Activist lawyers and human-rights leaders are again demanding the removal from office of Roberto Rivas, who has been accused multiple times of massive corruption and illicit enrichment.
In addition to being accused of masterminding the allegedly rigged 2008 municipal elections, in which the Sandinistas are accused of stealing 40 mayors’ seats, Rivas has also been accused of illegally selling state identification cards and amassing a monstrous personal fortune – including a plane, various mansions in Nicaragua and Costa Rica, a yacht, a private island and four luxury cars – that isn’t easily explained by his $60,000 government salary.
Rivas has not responded to the most recent allegation that he ripped off a business partner and bought a $507,000 jet. Instead, the sullied magistrate has responded to criticism by baring the opposition media from entering the Supreme Electoral Council (CSE) and increasing his police protection.
In addition to all the corruption scandals, Rivas is also accused of usurping his office, since his term as CSE president expired more than four months ago. He refuses to leave office, claiming his continuance in office is allowed under President Daniel Ortega’s controversial decree from January.

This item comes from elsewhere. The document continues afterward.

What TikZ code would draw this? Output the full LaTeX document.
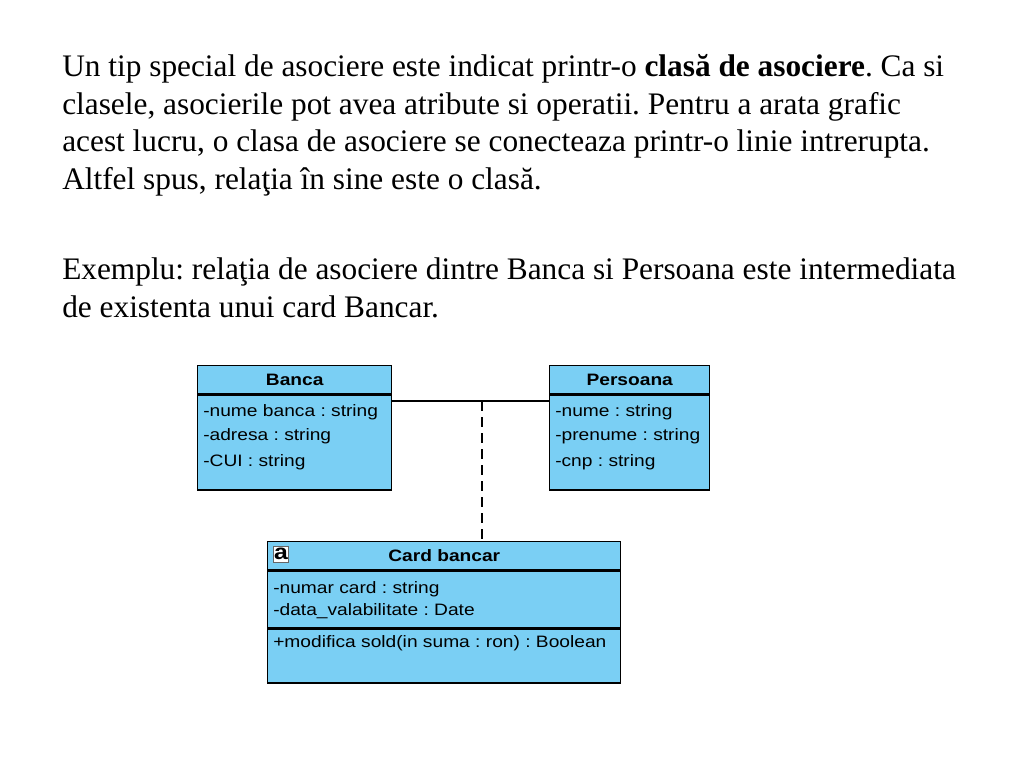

Despite the scandals, Rivas, a family friend of Ortega’s and protégée of Cardinal Miguel Obando y Bravo, remains protected at the highest level of government. There are no official investigations into his numerous alleged acts of corruption and misdeeds.
“The level of corruption by Rivas and the impunity is incredible,” Vilma Núñez, president of the Nicaraguan Human Rights Center, told the daily La Prensa.
Though Rivas’ credibility is seriously questioned here and abroad, Ortega and the Sandinistas continue to insist on Rivas’ reelection next year as president of the CSE.